Embora um mandato de segurança seja um instrumento que deve falar por si, não deixa de ser curioso registrar que o PGR descarta uma denúncia com a alegação de que suas acusações “são basicamente reportagens jornalísticas correntes”. Se havia indício de crime, como se verificou até nos depoimentos ao Senado onde o mesmo Cardozo denunciou uma conspiração para prejudicar Dilma no Tribunal de Contas da União, o mais razoável era mandar que os fatos fossem investigados – no tempo devido, de preferência -- para impedir que o fato fosse consumado.
O debate sobre o impeachment irá prosseguir no STF e outros tribunais, a partir de recursos novos preparados pela defesa de Dilma.
Os jornais anunciam que em seu julgamento, nesta segunda-feira, Cunha deve ser condenado. A verdade é que ele tem muito favores a cobrar, ainda. Mesmo porque “Temer é Cunha”, como disse Romero Jucá, revelando a conexão entre o suiço e o impeachment.
Apesar disso, tenho certeza de que muitas pessoas irão festejar a provável condenação de Cunha. Serão estimuladas a isso pela TV Globo e quem mais tiver interesse em usar a punição de um condenado por provas infinitas para justificar o golpe contra uma presidente sem prova alguma, apenas circo.
Ainda que seja necessário festejar uma condenação por corrupção a partir de provas que ninguém foi capaz de desmentir, o retrospecto é alto demais. Mostra que Dilma foi derrubada por um mecanismo corrupto – num espetáculo de roteiro definido e pretextos risíveis. Demonstra que a luta contra a corrupção atacou, como prioridade, a democracia.

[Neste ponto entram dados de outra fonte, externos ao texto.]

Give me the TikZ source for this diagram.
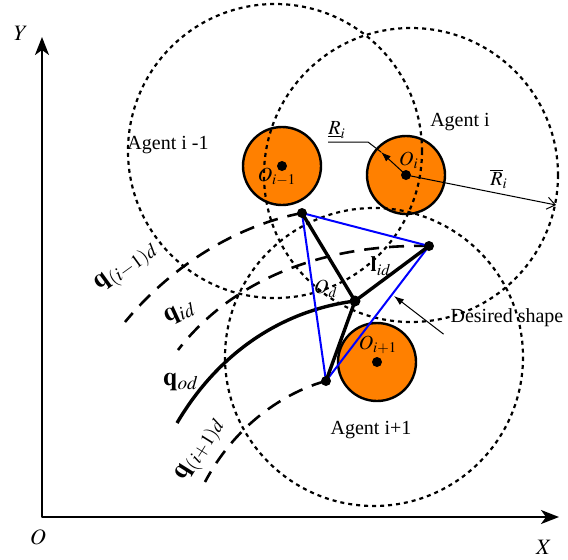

De minha parte, recomendo um sucesso da juventude que lutava contra a ditadura e ouvir Raul Seixas em Ouro de Tolo. Naquele país de 1973, tortura e execuções no auge, a alta classe média sentia-se feliz com carro do ano e apartamento novo. Olhando-se no espelho o poeta – a letra é de Paulo Coelho -- diz que deveria sentir-se “alegre e feliz por morar em Ipanema depois de passar fome por dois anos”. Revela que se sente um “grandessíssimo idiota” e diz que é preciso duvidar daquela felicidade ilusória, produto de um pensamento único:
“Eu é que não me sento no trono de um apartamento
A boca escancara cheia de dentes, esperando a morte chegar”.